START
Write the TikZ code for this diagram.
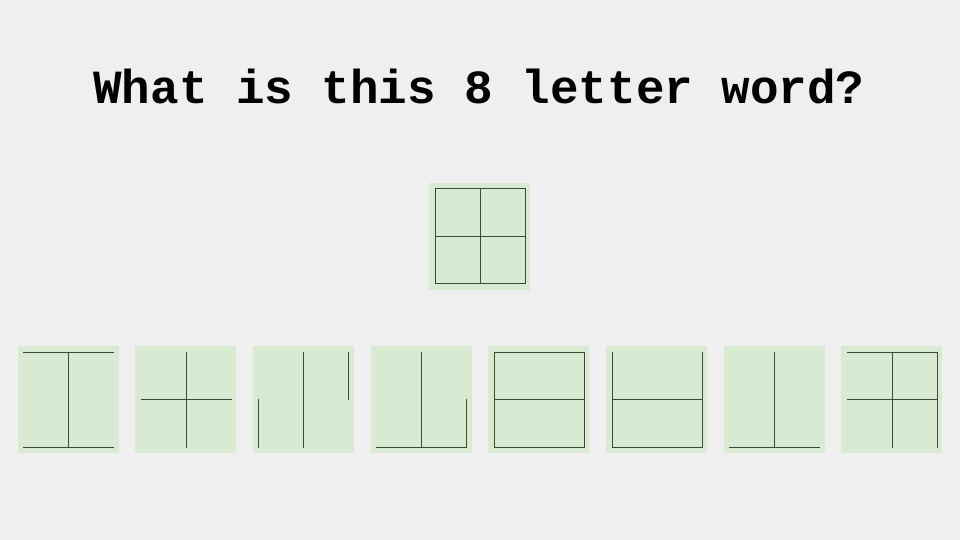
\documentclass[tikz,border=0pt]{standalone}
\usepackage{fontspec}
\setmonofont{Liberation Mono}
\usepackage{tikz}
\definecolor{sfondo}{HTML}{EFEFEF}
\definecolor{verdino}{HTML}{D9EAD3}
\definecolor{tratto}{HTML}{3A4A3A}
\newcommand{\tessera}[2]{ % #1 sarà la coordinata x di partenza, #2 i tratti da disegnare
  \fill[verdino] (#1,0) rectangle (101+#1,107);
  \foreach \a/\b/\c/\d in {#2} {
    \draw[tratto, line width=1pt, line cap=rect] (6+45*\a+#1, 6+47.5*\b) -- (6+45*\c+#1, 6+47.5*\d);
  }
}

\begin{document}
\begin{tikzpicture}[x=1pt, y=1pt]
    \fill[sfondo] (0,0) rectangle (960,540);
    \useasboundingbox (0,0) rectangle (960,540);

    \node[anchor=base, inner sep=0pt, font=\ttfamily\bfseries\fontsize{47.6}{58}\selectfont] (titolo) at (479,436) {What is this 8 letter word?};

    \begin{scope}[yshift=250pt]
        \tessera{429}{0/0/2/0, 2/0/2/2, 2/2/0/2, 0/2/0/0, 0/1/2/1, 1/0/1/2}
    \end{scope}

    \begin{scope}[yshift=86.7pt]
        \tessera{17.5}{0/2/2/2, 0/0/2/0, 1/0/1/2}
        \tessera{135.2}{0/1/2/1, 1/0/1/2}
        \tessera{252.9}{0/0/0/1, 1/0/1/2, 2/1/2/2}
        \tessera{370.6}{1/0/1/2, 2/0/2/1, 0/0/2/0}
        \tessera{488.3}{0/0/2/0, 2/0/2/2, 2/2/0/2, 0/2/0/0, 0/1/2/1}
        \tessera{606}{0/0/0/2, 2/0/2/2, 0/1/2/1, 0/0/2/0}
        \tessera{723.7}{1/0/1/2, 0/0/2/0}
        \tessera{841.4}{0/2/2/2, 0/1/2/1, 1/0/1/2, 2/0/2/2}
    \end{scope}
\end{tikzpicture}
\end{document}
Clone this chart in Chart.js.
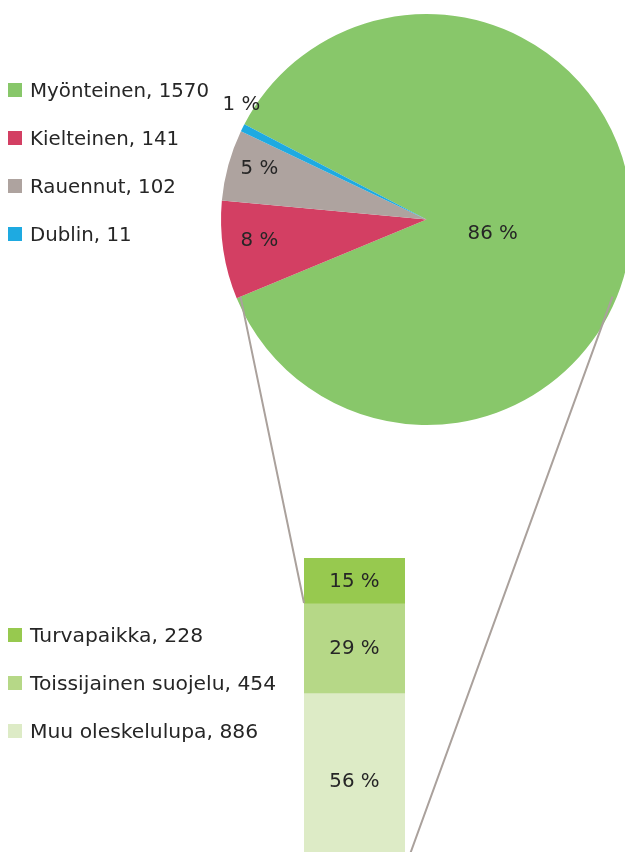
END
▶ Job: Quote the preceding records in their entirety, excluding every picture.

▶ Answer below:
Write the TikZ code for this diagram.
\documentclass[tikz,border=0pt]{standalone}
\usepackage{fontspec}
\setmonofont{Liberation Mono}
\usepackage{tikz}
\definecolor{sfondo}{HTML}{EFEFEF}
\definecolor{verdino}{HTML}{D9EAD3}
\definecolor{tratto}{HTML}{3A4A3A}
\newcommand{\tessera}[2]{ % #1 sarà la coordinata x di partenza, #2 i tratti da disegnare
  \fill[verdino] (#1,0) rectangle (101+#1,107);
  \foreach \a/\b/\c/\d in {#2} {
    \draw[tratto, line width=1pt, line cap=rect] (6+45*\a+#1, 6+47.5*\b) -- (6+45*\c+#1, 6+47.5*\d);
  }
}

\begin{document}
\begin{tikzpicture}[x=1pt, y=1pt]
    \fill[sfondo] (0,0) rectangle (960,540);
    \useasboundingbox (0,0) rectangle (960,540);

    \node[anchor=base, inner sep=0pt, font=\ttfamily\bfseries\fontsize{47.6}{58}\selectfont] (titolo) at (479,436) {What is this 8 letter word?};

    \begin{scope}[yshift=250pt]
        \tessera{429}{0/0/2/0, 2/0/2/2, 2/2/0/2, 0/2/0/0, 0/1/2/1, 1/0/1/2}
    \end{scope}

    \begin{scope}[yshift=86.7pt]
        \tessera{17.5}{0/2/2/2, 0/0/2/0, 1/0/1/2}
        \tessera{135.2}{0/1/2/1, 1/0/1/2}
        \tessera{252.9}{0/0/0/1, 1/0/1/2, 2/1/2/2}
        \tessera{370.6}{1/0/1/2, 2/0/2/1, 0/0/2/0}
        \tessera{488.3}{0/0/2/0, 2/0/2/2, 2/2/0/2, 0/2/0/0, 0/1/2/1}
        \tessera{606}{0/0/0/2, 2/0/2/2, 0/1/2/1, 0/0/2/0}
        \tessera{723.7}{1/0/1/2, 0/0/2/0}
        \tessera{841.4}{0/2/2/2, 0/1/2/1, 1/0/1/2, 2/0/2/2}
    \end{scope}
\end{tikzpicture}
\end{document}
Clone this chart in Chart.js.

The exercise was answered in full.